Hi, I can’t actually believe I’m posting on mumsnet, but just after a little bit of advice and possibly criticism (braces).
I’m in my second year of marriage and fifth year of my relationship. We had a beautiful daughter prior to the lock down. Things couldn’t be better with regards our daughters development and our enjoyment from being first time parents, but our relationship is kind of struggling. I appreciate that children are disruptive to relationships and that is to be expected to some degree, but we seem to have no time for each other between caring for our daughter, work, keeping a home etc.
We have had sex twice in 12months, and I’ve tried go be considerate, but it is starting to concern me and make me worried for our long term future.
I have always had a higher sex drive than my wife, she has a very stressful career and often uses this as a reason to avoid sex. I can honestly count on one have the times she has initiated sex and I feel that if I didn’t bring it up, then it would never happen.
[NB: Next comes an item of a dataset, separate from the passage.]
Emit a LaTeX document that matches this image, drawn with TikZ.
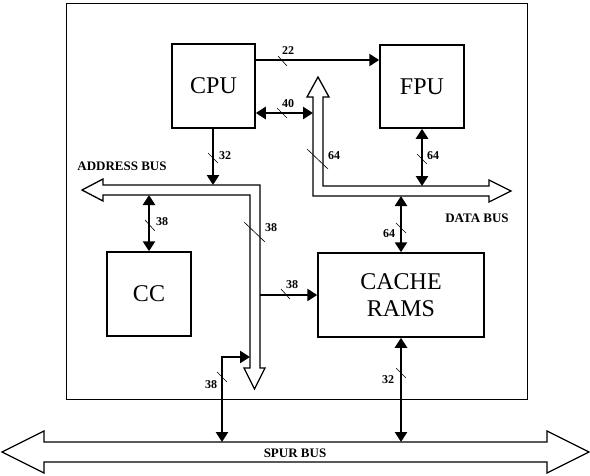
\documentclass[tikz,border=0pt]{standalone}
\usepackage{fontspec}
\setmainfont{Liberation Serif}
\usetikzlibrary{arrows.meta}
\begin{document}
\begin{tikzpicture}[x=1pt,y=-1pt,
  block/.style={draw,line width=1.5pt,inner sep=0pt,align=center,
    font=\fontsize{24}{27}\selectfont},
  frame/.style={draw,line width=0.9pt,inner sep=0pt},
  bus/.style={draw,line width=1.3pt,fill=white,line join=miter},
  sig/.style={line width=2.9pt},
  tick/.style={line width=0.6pt},
  lbl/.style={font=\bfseries\fontsize{12}{12}\selectfont,inner sep=0pt},
  buslbl/.style={font=\bfseries\fontsize{13}{13}\selectfont,inner sep=0pt},
  >={Triangle[length=10pt,width=12pt]}]
\useasboundingbox (0,0) rectangle (590,475);

% board
\node[frame,minimum width=461pt,minimum height=396pt] (board) at (296.5,201) {};

% blocks
\node[block,minimum width=83pt,minimum height=84pt] (cpu) at (213.5,86) {CPU};
\node[block,minimum width=84pt,minimum height=83pt] (fpu) at (422,86.5) {FPU};
\node[block,minimum width=84pt,minimum height=84pt] (cc) at (149,294) {CC};
\node[block,minimum width=166pt,minimum height=84pt] (cache) at (401,295) {CACHE\\RAMS};

% address bus
\draw[bus] (103,185) -- (260,185) -- (260,368) -- (265,368) -- (254.5,389)
  -- (244,368) -- (250,368) -- (250,195) -- (103,195) -- (103,201)
  -- (82,190) -- (103,179) -- cycle;
% data bus
\draw[bus] (313,97) -- (307,97) -- (318,77) -- (329,97) -- (323,97)
  -- (323,186) -- (489,186) -- (489,180) -- (511,191) -- (489,202)
  -- (489,196) -- (313,196) -- cycle;
% spur bus
\draw[bus] (44,442) -- (547,442) -- (547,431) -- (589,452) -- (547,473)
  -- (547,462) -- (44,462) -- (44,473) -- (2,452) -- (44,431) -- cycle;

% bus attachment points
\coordinate (fpuIn) at (fpu.west |- 0,60);
\coordinate (db40) at (313,113);
\coordinate (abTop) at (213,185);
\coordinate (dbTop) at (422,186);
\coordinate (dbBot) at (401,196);
\coordinate (abBot) at (149,195);
\coordinate (abRight) at (260,295);
\coordinate (abIn) at (250,357);
\coordinate (spurA) at (222,442);
\coordinate (spurB) at (401,442);

% connectors
\draw[sig,->] (cpu.east |- fpuIn) -- (fpuIn);
\draw[sig,<->] (cpu.east |- db40) -- (db40);
\draw[sig,->] (cpu.south -| abTop) -- (abTop);
\draw[sig,<->] (fpu.south) -- (dbTop);
\draw[sig,<->] (dbBot) -- (cache.north -| dbBot);
\draw[sig,<->] (abBot) -- (cc.north);
\draw[sig,->] (abRight) -- (cache.west);
\draw[sig,<->] (abIn) -| (spurA);
\draw[sig,<->] (cache.south -| spurB) -- (spurB);

% width ticks
\draw[tick] (278,56) -- (287,66);
\draw[tick] (277,108) -- (287,118);
\draw[tick] (208,153) -- (218,163);
\draw[tick] (307,149) -- (328,169);
\draw[tick] (417,154) -- (427,164);
\draw[tick] (396,223) -- (406,233);
\draw[tick] (145,220) -- (155,231);
\draw[tick] (244,222) -- (265,242);
\draw[tick] (281,289) -- (290,299);
\draw[tick] (217,372) -- (227,382);
\draw[tick] (396,368) -- (406,378);

% labels
\node[lbl] (l22) at (288,51) {22};
\node[lbl] (l40) at (288,104) {40};
\node[lbl] (l32a) at (225,156) {32};
\node[lbl] (l64a) at (334,156) {64};
\node[lbl] (l64b) at (433,156) {64};
\node[lbl] (l64c) at (389,234) {64};
\node[lbl] (l38a) at (162,222) {38};
\node[lbl] (l38b) at (271,228) {38};
\node[lbl] (l38c) at (292,285) {38};
\node[lbl] (l38d) at (211,385) {38};
\node[lbl] (l32b) at (388,380) {32};
\node[buslbl] (abl) at (122,166) {ADDRESS BUS};
\node[buslbl] (dbl) at (477,218) {DATA BUS};
\node[buslbl] (sbl) at (295,453) {SPUR BUS};
\end{tikzpicture}
\end{document}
It’s not as if I always want it either. The problem has got worse since the birth of our daughter(understandably), but it was present beforehand. If I’m honest our daughter was likely conceived after a discussion about lack of sex.
She swears it’s not an attraction issue and that it’s often how she feels about herself. She insists on a bath, and full self-pampering session before she’ll even entertain the idea, despite me often saying I’m not bothered and find her attractive regardless.
When I broach the subject now, she’ll brush it off with some false promises and then when the time comes she starts telling me I’m selfish and unsupportive for bringing it up when she’s stressed.
We have a great life, both have really good careers, lovely home and family. We get on exceptionally well for the most part and I don’t want to be with anybody else. I’m concerned for our future though and more concerned that she has this fantastic ability to make me feel bad about myself by accusing me of being selfish.
Is our sexual frequency in anyway normal for a healthy couple in our 30s?